Suddenly Percy Barrett’s story about the Bridport smugglers and Robespierre does not seem so ridiculous after all.

Loders Local History Group near Bridport have been surveying what may be a smugglers’ tunnel beneath the village school. The tunnel, first discovered in 1947, is almost 21 feet long and leads from the shaft of an old well below the playground at Loders CofE Primary Academy to a vertical shaft under the school building. Lined with local stone, it is almost 5ft 4in high – big enough for an adult of average height to walk along it with a slight stoop. Chuck Willmott, who has explored the tunnel, said that unlike other Loders wells, it is not marked on old maps. This suggests its existence was concealed for some reason, perhaps lending support to the smuggling theory.

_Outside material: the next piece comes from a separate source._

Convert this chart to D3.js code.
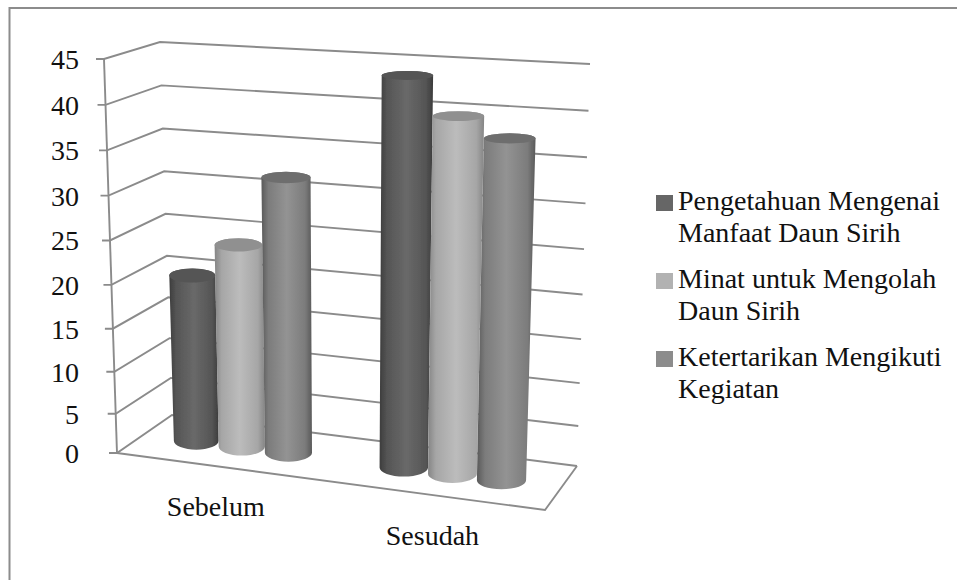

The school was built in 1869, before which two old cottages stood on the site, occupied by Thomas and Matthew Marsh. They are not known to have been related to Bridport shoemaker Sam Marsh, who was jailed for smuggling in 1824.
History Group member Roger Henwood said: ‘In the absence of any known reason for this tunnel to exist, we think that perhaps it was intended for storage of smuggled goods and as a quick means of escape should the Customs officers come calling.’ A stone ledge set into the side of the well, level with the tunnel floor, provided a perfect base for the historians’ ladder, as it would presumably have done for others 200 years ago.
In 1834 workmen found the body of a newborn baby boy in a hole in a cellar-stone used to cover the well. The suspected mother and two other women were charged with murder but later discharged.